--- Begin Records for this task ---

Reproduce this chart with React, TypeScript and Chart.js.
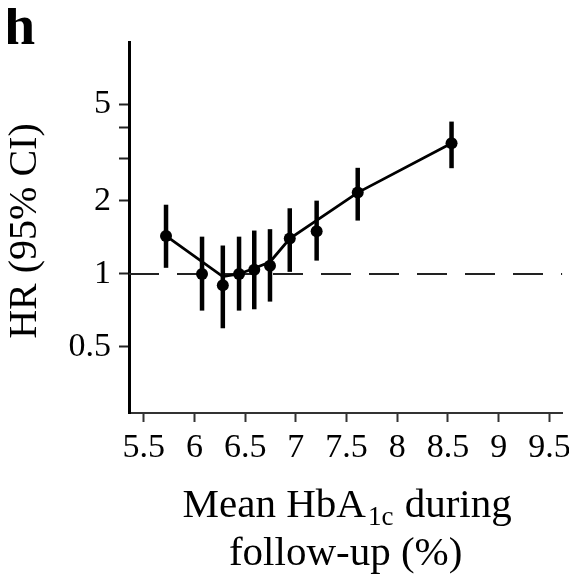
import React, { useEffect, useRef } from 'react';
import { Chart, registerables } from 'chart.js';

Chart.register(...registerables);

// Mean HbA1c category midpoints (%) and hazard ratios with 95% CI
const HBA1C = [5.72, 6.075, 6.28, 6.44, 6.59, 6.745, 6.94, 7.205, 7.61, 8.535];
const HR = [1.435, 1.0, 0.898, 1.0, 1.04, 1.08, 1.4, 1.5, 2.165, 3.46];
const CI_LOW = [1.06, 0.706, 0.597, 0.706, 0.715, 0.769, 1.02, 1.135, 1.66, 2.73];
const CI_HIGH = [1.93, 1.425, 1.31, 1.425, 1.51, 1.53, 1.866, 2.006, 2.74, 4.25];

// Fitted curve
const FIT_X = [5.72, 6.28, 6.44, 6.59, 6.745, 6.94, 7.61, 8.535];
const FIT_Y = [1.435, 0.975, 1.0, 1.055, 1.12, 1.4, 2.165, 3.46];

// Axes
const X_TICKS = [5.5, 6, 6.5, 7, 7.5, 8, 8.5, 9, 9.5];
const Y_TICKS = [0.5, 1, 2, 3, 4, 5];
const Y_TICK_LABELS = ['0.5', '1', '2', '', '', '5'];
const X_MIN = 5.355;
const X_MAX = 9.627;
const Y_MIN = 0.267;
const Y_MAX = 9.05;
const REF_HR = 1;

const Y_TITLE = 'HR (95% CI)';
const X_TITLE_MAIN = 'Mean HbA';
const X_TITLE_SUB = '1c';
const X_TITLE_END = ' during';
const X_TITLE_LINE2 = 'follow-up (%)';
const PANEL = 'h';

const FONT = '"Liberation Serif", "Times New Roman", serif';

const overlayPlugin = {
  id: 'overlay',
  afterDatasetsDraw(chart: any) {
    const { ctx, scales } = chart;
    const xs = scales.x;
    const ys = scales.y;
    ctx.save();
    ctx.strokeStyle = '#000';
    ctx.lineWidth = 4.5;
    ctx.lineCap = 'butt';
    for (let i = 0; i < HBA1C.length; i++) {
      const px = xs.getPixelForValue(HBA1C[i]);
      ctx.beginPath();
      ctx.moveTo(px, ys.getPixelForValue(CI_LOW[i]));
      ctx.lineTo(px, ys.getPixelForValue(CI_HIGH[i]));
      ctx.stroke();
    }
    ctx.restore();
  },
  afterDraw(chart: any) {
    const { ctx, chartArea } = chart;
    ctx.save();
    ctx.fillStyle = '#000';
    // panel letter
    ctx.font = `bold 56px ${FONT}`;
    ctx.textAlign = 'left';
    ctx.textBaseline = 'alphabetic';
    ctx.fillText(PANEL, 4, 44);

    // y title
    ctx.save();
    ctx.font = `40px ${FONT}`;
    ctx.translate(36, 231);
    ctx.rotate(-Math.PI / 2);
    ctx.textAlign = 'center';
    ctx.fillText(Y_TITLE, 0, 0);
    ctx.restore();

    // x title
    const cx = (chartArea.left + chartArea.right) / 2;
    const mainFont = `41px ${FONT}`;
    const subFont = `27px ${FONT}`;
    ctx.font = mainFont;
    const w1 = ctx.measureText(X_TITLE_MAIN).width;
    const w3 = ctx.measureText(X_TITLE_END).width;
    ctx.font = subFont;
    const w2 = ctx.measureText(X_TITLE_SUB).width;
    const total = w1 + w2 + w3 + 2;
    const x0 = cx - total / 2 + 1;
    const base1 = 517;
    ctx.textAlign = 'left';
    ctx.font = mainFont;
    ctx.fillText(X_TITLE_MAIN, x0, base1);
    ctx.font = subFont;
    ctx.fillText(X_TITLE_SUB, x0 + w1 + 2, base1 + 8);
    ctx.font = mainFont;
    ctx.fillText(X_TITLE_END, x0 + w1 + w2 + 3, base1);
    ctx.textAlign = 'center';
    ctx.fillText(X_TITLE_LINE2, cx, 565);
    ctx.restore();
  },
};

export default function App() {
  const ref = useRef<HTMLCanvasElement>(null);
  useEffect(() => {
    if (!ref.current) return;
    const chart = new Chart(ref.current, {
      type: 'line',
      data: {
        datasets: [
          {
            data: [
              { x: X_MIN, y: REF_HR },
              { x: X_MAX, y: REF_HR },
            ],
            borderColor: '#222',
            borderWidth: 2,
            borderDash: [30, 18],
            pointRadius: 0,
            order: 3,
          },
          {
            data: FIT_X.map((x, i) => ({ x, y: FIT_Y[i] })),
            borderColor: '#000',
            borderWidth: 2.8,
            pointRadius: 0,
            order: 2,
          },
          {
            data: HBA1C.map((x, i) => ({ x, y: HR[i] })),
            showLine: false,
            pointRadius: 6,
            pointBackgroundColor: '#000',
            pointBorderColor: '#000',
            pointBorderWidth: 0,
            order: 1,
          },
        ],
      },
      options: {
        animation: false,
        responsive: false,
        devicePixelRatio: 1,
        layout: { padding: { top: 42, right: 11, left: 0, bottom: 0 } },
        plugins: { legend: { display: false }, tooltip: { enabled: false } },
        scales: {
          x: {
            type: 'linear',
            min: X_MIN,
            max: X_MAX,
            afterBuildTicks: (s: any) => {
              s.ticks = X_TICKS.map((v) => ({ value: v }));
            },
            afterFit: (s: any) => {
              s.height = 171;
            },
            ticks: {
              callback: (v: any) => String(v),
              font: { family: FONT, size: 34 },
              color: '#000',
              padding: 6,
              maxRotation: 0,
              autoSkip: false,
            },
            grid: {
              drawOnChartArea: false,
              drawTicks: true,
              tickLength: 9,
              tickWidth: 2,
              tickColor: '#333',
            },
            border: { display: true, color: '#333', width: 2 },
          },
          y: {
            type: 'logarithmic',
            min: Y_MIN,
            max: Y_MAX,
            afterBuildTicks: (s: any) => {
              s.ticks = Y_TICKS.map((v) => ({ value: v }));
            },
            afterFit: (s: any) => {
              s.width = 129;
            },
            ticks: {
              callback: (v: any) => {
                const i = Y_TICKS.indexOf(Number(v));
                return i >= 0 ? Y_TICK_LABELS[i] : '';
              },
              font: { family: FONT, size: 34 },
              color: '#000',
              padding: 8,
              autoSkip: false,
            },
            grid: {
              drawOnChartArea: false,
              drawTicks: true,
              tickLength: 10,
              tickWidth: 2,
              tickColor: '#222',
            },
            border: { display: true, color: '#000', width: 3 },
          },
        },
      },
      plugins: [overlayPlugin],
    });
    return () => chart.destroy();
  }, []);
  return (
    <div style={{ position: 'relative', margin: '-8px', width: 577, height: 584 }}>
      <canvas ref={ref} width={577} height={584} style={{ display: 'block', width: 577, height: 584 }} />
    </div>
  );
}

--- End Records for this task ---
--- Begin Records for this task ---

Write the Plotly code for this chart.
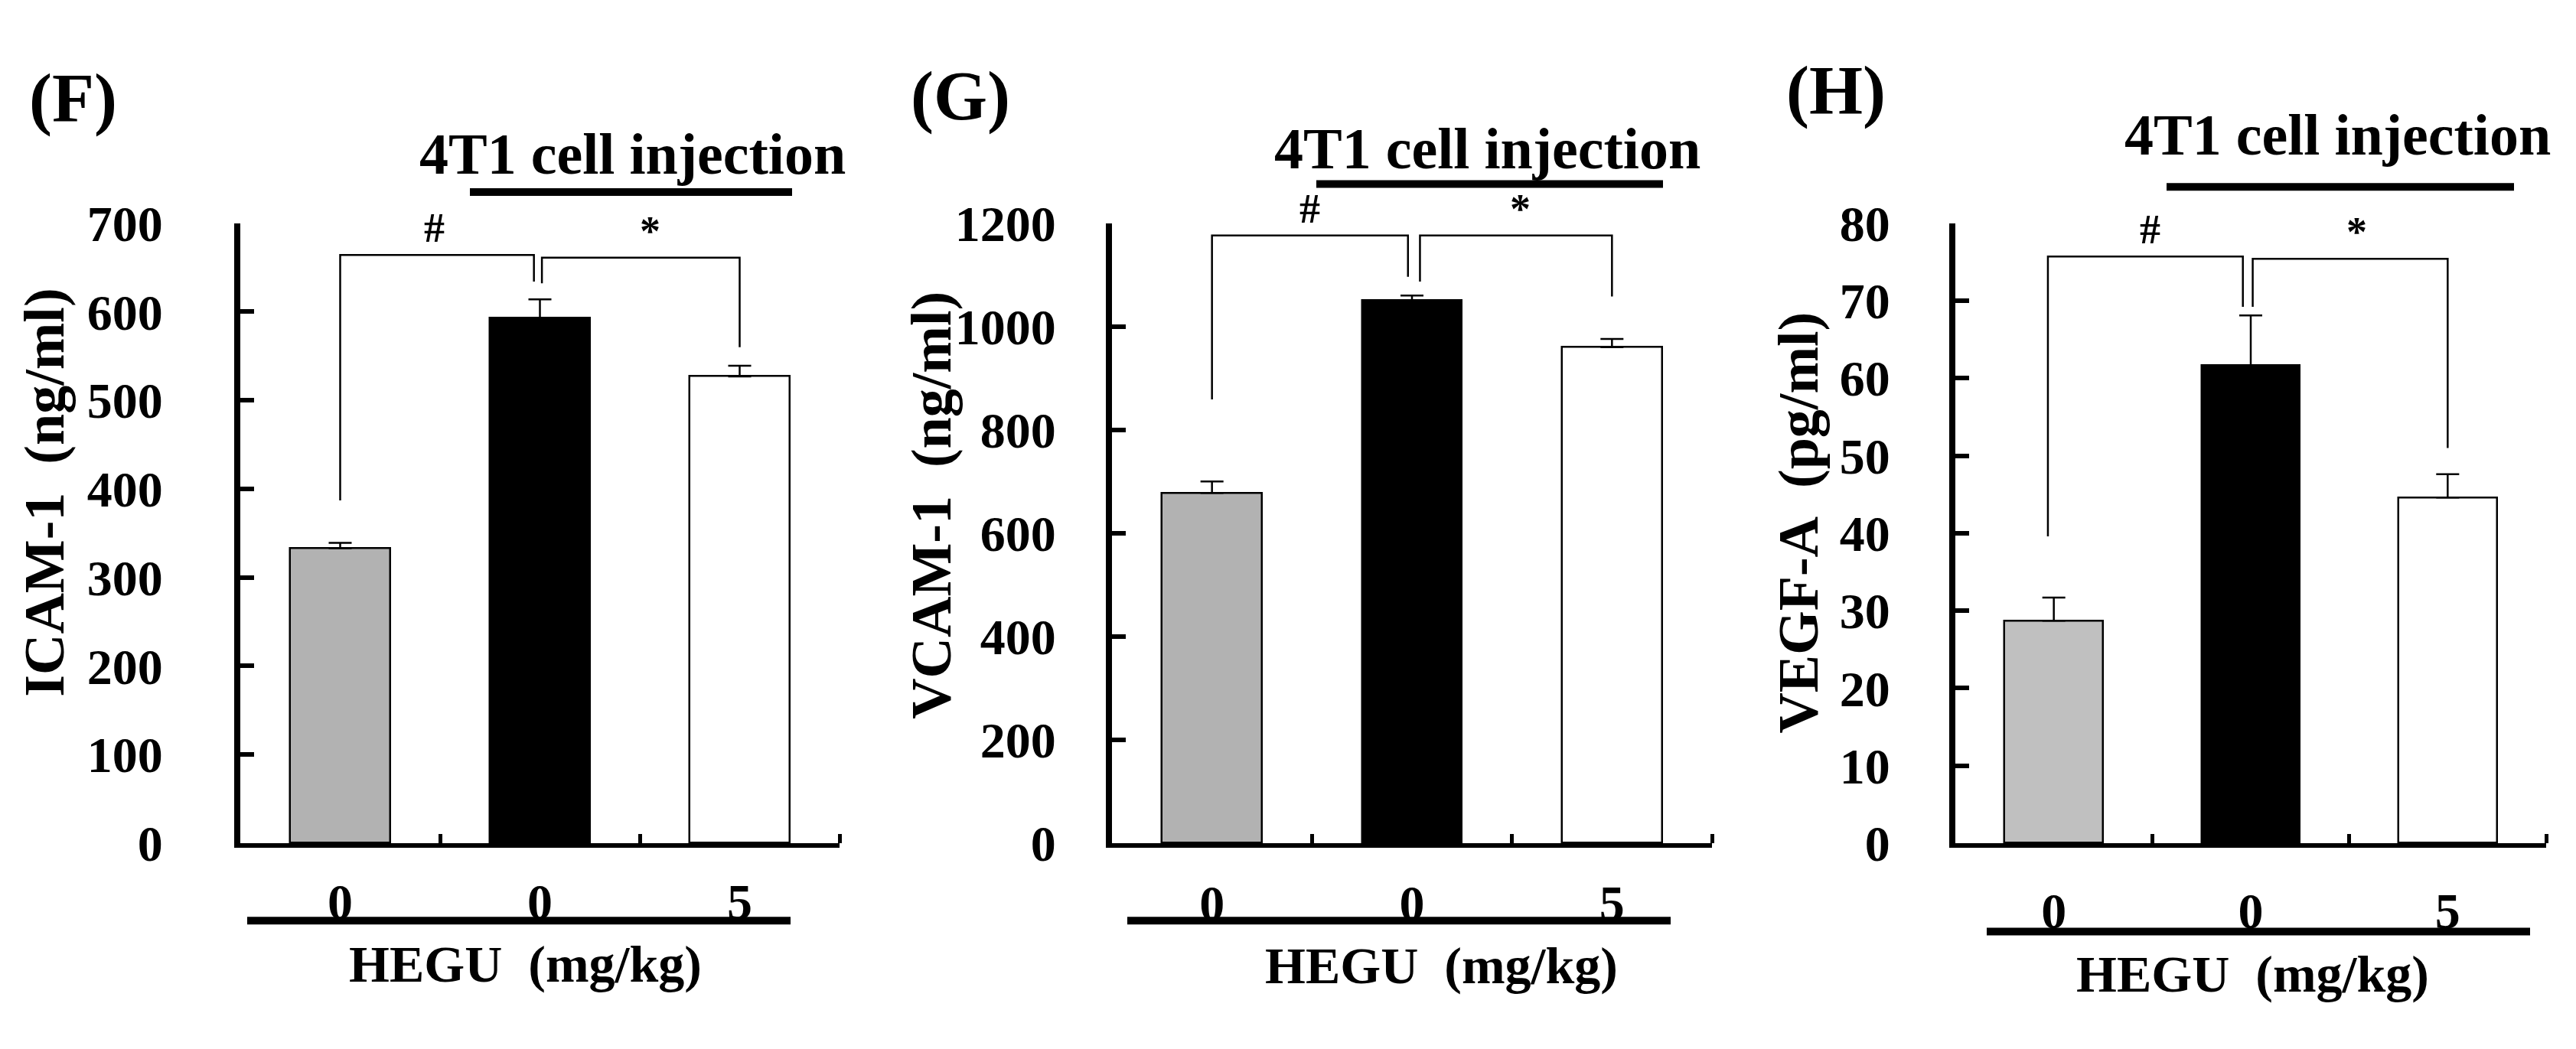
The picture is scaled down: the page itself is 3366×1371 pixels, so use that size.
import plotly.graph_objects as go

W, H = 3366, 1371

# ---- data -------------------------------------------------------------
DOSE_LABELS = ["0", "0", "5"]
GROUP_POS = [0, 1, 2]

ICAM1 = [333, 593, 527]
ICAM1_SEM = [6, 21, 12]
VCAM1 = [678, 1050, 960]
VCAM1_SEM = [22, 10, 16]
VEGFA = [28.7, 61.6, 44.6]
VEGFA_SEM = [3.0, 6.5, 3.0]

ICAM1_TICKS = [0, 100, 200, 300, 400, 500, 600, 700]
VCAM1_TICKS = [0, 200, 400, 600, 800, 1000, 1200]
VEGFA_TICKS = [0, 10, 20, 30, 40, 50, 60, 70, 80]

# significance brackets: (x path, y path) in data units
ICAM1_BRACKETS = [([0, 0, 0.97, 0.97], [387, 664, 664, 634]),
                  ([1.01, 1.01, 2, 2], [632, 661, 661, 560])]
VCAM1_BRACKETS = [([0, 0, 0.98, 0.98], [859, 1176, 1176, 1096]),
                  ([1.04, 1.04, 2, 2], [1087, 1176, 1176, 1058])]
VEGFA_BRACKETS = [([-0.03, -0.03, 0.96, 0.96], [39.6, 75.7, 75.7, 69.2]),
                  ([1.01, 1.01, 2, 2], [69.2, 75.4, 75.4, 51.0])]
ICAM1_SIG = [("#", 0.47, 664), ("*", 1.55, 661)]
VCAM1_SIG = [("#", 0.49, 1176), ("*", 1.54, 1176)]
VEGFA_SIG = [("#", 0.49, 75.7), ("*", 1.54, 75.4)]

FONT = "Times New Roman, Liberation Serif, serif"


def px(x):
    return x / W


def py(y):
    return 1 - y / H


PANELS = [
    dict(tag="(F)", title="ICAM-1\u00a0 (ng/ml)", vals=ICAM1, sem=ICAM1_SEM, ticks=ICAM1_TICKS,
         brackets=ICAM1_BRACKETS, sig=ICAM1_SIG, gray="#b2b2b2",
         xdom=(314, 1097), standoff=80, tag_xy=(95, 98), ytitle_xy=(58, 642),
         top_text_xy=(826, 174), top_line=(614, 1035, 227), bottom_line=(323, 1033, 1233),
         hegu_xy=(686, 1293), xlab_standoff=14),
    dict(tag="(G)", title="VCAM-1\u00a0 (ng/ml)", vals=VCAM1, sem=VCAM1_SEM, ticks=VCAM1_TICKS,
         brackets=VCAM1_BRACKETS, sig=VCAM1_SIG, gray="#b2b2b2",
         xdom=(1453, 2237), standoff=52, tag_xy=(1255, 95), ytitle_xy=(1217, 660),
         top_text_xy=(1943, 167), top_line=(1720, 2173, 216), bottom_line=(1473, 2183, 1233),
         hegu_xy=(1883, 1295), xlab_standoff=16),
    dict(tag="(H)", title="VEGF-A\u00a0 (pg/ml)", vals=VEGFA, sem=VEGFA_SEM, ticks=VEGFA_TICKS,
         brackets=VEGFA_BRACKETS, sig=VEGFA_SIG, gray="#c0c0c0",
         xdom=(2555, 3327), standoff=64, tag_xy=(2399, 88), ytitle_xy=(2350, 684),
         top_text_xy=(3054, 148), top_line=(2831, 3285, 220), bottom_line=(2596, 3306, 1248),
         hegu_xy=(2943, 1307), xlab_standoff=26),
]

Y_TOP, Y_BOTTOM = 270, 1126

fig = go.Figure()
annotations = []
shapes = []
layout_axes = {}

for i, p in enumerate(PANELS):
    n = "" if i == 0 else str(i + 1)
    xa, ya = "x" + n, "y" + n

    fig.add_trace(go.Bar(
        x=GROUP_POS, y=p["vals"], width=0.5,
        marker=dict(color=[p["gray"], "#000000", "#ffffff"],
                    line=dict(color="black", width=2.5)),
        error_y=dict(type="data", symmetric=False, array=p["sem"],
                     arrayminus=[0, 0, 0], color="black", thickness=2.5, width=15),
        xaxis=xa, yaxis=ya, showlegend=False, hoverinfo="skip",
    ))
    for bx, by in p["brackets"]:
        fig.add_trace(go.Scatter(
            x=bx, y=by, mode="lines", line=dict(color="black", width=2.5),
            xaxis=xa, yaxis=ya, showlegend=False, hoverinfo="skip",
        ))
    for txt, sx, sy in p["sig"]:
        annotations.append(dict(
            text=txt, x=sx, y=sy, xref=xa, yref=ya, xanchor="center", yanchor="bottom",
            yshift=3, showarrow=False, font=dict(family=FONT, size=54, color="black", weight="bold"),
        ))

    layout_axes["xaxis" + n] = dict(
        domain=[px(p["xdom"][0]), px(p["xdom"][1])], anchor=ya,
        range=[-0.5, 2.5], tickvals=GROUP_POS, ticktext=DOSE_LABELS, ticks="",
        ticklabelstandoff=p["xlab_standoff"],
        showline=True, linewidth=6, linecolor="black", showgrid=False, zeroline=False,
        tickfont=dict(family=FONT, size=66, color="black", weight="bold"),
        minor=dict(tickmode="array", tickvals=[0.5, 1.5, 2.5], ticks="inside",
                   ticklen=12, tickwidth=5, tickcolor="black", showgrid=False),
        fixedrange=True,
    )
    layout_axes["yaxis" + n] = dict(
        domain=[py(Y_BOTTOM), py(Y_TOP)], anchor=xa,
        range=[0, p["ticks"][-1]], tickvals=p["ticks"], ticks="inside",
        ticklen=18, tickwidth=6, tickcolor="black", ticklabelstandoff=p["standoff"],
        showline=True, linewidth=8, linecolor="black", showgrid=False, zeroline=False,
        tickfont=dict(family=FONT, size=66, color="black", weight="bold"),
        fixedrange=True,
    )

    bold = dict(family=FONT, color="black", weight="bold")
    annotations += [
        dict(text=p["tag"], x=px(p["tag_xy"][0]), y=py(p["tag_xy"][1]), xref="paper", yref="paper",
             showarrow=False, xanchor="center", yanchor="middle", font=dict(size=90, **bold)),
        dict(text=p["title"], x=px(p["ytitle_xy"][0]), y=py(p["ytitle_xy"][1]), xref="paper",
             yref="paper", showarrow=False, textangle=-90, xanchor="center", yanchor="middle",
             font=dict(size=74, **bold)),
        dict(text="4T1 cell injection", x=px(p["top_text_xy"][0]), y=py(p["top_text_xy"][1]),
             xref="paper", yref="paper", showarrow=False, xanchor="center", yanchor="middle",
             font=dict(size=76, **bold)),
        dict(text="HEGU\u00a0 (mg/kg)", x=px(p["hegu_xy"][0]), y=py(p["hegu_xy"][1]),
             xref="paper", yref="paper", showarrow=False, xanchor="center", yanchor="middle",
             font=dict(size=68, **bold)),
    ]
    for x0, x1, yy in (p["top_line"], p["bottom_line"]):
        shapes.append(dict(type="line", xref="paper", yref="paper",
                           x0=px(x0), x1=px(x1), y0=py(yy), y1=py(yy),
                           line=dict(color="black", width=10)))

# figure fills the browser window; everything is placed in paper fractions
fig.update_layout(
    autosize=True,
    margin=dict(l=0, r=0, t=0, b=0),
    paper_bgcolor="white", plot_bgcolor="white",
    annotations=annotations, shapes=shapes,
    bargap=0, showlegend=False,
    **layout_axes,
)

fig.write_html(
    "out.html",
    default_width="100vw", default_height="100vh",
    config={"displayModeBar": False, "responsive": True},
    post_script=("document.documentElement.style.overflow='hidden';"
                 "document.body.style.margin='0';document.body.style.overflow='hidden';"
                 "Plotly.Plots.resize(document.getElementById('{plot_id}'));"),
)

--- End Records for this task ---

**Short problem**
The lines to quote run from the one containing "The picture is" to the one containing "GROUP_POS = [0, 1, 2]". Quote them exactly, with both of those lines, and nothing else.

**Task response**
The picture is scaled down: the page itself is 3366×1371 pixels, so use that size.
import plotly.graph_objects as go

W, H = 3366, 1371

# ---- data -------------------------------------------------------------
DOSE_LABELS = ["0", "0", "5"]
GROUP_POS = [0, 1, 2]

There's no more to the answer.